Krull dimension of $K[[x]]$

Question

Well, I know that this is noetherian but I don't really understand how I can get a chain of prime ideals here to find the Krull dimension and assure that it is the supremum.

Answer 1

Assuming $K$ is a field, $\text{dim}\,K[[X]]=1$. More generally there is the following (Theorem 15.4 from Matsumura):

Theorem. Let $R$ be a noetherian ring. Then $$\text{dim}\,R[X_{1},\cdots,X_{n}]=\text{dim}\,R[[X_{1}\cdots,X_{n}]]=\text{dim}\,R+n$$

The proof for the power series case is as follows.

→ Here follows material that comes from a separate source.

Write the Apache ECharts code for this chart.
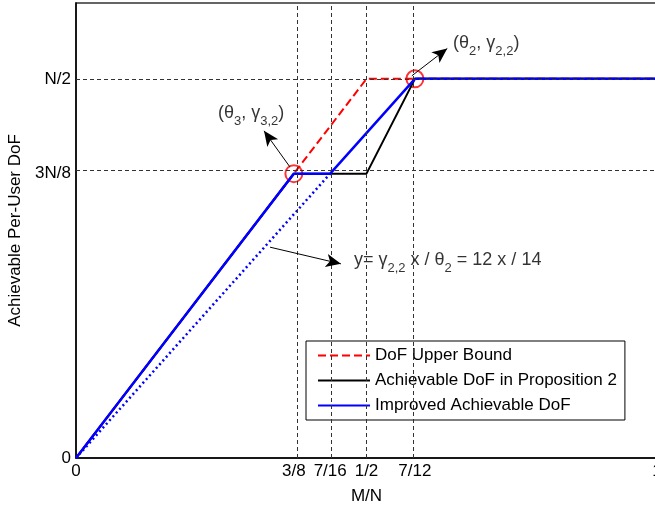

By induction we can assume $n=1$. Any prime ideal of $R[[X]]$ is of the form $\mathfrak{M}=(\mathfrak{m},X)$ with $\mathfrak{m}=\mathfrak{M}\cap R$ a maximal ideal of $R$. Thus $\text{ht}\,\mathfrak{M}=\text{height}\,\mathfrak{m}+1$. Conversely if $\mathfrak{m}$ is a maximal ideal of $R$ then $\text{ht}\,(\mathfrak{m},X)=\text{ht}\,\mathfrak{m}+1$, which shows the equality.